Saint-Sauveur-in-Chora transformée en mosquée: indignation orthodoxe
La décision du président turc Recep Tayyip Erdogan de transformer en mosquée la fameuse église-musée byzantine de Saint-Sauveur-in-Chora à Istanbul, patrimoine mondial de l’UNESCO, suscite l’indignation au-delà même des milieux orthodoxes.
Le ministère grec des Affaires étrangères a vivement condamné la décision prise par les autorités turques, qui «constitue encore une provocation à l’encontre des fidèles partout dans le monde et de la communauté internationale qui respecte les monuments de la civilisation humaine».
Une provocation à l’encontre des fidèles partout dans le monde
«Cet acte qui intervient après la reconversion de Sainte-Sophie [en mosquée, ndlr] et malgré les réactions internationales que celle-ci a suscitées, porte brutalement atteinte au caractère d’un autre monument figurant sur la liste du patrimoine mondial de l’UNESCO et se trouvant sur le territoire de la Turquie», déplore le gouvernement grec.
Athènes souligne que malgré ses déclarations de temps à autre en faveur du respect des droits des minorités et du caractère multiconfessionnel de sa société, «la Turquie ne respecte pas ses obligations internationales à l’égard des monuments du patrimoine culturel mondial qui se trouvent sur son territoire». Et d’inviter le gouvernement turc «à retourner au 21e siècle, siècle marqué par le respect mutuel, le dialogue et la compréhension entre les civilisations».
Le métropolite Hilarion de Volokolamsk, «numéro deux» du Patriarcat de Moscou, s’est dit à son tour «affligé» par la décision des autorités turques, prise le 20 août 2020, de rendre le statut de mosquée – après la basilique Sainte-Sophie – à une autre église orthodoxe d’Istanbul, Saint-Sauveur-in-Chora (mosquée Kariye).
Mépris ostensible pour les sentiments religieux des chrétiens»

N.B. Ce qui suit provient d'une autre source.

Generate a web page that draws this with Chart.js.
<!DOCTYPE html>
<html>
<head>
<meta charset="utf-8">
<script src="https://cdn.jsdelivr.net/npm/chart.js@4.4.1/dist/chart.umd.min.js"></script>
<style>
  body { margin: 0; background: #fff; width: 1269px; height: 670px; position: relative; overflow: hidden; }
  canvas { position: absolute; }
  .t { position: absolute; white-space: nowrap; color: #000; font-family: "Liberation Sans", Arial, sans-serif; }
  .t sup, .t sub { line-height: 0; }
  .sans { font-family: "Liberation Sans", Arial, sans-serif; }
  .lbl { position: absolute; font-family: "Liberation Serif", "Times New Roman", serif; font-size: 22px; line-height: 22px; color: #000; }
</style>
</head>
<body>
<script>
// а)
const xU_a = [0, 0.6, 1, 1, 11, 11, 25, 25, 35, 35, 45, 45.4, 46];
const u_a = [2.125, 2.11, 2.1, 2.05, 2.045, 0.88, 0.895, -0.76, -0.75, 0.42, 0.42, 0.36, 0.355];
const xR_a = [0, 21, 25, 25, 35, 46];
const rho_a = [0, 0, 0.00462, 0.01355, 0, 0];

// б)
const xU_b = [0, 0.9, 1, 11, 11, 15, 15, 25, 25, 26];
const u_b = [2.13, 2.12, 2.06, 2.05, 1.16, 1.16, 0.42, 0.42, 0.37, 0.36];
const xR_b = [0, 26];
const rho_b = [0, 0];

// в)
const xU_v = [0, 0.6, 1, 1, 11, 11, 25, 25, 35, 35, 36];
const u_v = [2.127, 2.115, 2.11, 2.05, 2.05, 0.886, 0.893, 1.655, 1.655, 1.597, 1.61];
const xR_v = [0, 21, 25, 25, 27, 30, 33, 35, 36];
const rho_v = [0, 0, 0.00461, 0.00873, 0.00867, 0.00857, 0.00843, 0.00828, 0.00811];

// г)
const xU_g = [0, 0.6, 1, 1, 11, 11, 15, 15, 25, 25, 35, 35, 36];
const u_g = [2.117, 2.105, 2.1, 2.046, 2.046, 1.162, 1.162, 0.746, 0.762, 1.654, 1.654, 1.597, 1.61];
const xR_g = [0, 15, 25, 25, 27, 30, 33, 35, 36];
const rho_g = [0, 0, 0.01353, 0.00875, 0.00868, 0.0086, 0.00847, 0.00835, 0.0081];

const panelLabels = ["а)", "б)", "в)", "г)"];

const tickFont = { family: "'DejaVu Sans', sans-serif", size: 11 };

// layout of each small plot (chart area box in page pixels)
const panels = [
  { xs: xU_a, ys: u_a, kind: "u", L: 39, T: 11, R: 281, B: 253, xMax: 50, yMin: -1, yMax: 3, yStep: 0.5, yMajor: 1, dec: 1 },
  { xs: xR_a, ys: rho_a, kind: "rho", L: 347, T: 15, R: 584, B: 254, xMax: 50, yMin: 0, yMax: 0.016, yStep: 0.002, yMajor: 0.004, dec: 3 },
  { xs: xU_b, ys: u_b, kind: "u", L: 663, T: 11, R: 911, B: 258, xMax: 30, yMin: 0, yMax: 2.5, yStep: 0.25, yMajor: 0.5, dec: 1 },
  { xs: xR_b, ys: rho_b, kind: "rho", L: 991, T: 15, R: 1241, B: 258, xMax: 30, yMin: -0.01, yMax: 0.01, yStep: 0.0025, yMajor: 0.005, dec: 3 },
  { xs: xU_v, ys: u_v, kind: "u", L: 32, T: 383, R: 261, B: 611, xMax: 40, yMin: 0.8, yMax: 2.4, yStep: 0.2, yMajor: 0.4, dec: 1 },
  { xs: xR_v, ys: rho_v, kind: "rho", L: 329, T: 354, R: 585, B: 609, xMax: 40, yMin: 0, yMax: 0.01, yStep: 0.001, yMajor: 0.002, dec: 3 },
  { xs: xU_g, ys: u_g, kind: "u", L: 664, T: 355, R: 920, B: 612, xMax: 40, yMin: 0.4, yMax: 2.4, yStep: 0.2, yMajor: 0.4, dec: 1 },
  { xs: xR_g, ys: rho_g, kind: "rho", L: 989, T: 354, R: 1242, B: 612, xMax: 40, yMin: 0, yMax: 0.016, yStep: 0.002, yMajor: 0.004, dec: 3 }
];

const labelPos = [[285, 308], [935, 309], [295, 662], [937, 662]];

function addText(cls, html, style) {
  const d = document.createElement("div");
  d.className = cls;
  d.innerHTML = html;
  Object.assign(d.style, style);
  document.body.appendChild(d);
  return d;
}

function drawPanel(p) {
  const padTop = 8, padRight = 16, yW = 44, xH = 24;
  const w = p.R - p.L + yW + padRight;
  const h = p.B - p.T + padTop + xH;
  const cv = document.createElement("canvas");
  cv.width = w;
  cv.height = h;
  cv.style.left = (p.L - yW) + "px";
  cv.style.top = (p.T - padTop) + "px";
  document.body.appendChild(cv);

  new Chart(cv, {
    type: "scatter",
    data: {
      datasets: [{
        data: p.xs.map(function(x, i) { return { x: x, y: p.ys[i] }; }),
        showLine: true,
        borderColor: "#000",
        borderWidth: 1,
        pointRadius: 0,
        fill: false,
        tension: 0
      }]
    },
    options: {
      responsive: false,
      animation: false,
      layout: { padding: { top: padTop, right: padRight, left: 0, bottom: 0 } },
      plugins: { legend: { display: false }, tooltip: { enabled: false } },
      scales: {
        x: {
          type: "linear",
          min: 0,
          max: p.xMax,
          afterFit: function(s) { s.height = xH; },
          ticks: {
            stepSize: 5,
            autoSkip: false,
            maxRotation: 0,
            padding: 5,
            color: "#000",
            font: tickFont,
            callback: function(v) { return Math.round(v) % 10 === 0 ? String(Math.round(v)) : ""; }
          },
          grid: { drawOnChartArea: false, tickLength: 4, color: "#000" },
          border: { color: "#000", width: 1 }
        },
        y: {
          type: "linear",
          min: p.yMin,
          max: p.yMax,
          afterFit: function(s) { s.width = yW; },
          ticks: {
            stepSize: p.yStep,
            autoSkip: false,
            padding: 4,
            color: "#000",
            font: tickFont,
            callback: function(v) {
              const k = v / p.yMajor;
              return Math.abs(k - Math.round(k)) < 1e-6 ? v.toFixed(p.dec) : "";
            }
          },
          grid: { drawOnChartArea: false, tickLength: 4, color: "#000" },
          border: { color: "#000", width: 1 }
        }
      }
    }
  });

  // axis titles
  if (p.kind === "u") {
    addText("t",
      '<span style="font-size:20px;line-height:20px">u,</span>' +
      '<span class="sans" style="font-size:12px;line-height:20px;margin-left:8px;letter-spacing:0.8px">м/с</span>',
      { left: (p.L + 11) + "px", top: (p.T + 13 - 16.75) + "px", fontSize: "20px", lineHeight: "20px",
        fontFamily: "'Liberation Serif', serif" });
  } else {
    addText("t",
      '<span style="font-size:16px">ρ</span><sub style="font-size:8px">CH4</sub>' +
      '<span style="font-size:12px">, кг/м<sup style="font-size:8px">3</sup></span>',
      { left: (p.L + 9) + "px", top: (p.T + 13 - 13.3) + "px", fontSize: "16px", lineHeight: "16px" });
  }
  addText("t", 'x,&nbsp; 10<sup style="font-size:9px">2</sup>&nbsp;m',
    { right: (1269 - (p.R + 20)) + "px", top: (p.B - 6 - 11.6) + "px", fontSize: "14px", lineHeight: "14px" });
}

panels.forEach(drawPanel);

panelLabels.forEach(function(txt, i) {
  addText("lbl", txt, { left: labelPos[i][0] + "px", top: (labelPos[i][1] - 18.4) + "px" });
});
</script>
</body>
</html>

Depuis 1945, l’église Saint-Sauveur-in-Chora avait le statut de musée… De même que la basilique Sainte-Sophie, l’église Saint-Sauveur-in-Chora, qui fait partie d’un ensemble de bâtiments monastiques, est inscrite au patrimoine mondial de l’UNESCO. C’est l’église byzantine d’Istanbul qui a le mieux conservé son aspect originel. Ses extraordinaires mosaïques et ses fresques sont un remarquable exemple de l’art de la renaissance paléologienne».
Le métropolite russe craint qu’elles ne soient plus à l’avenir accessibles aux regards, comme les mosaïques de Sainte-Sophie, bien que les autorités turques aient assuré qu’elles resteraient visibles pour les visiteurs en dehors des heures de prière musulmane.
Des faits «affligeants»
«Il est malheureux d’observer le mépris ostensible des actuelles autorités turques pour les sentiments religieux des chrétiens du monde entier, mépris qu’aucun argument rationnel ne peut justifier. Fouler aux pieds l’inestimable patrimoine culturel byzantin ne peut guère profiter à l’Etat turc», martèle le hiérarque orthodoxe russe. «Quant à améliorer la bonne réputation internationale de la Turquie et à consolider la concorde interreligieuse dans le pays et dans le reste du monde, ce ne sont pas des mesures comme celles-ci qui vont y contribuer».
La culture et l’histoire russes s’inscrivent dans la continuité du glorieux passé de l’Empire romain d’Orient, et nous ne pouvons donc rester indifférents à des faits aussi affligeants, a-t-il poursuivi.
Patrimoine mondial en danger
A peine 48 heures après l’annonce d’Erdogan, Bartholomée Ier, patriarche œcuménique de Constantinople, a vivement regretté la décision de faire suivre à l’ancienne basilique de Chora le chemin de Sainte-Sophie et de la transformer de musée en mosquée.
Bartholomée 1er a célébré la Divine Liturgie dimanche 23 août 2020 dans le monastère historique de Panagia Faneromeni à Cyzicus, ancienne ville grecque située sur la côte sud de la mer de Marmara, en Turquie. Il a fait référence aux villes de Cyzicus et d’Erdek qui sont «privées de leur gloire passée».
Les orthodoxes blessés
«Il n’y a plus ici de communautés orthodoxes prospères, d’églises, de monastères, d’écoles et d’institutions sacrées», a-t-il déploré, avant de mentionner la récente transformation de Sainte-Sophie et de l’église de Chora en mosquées.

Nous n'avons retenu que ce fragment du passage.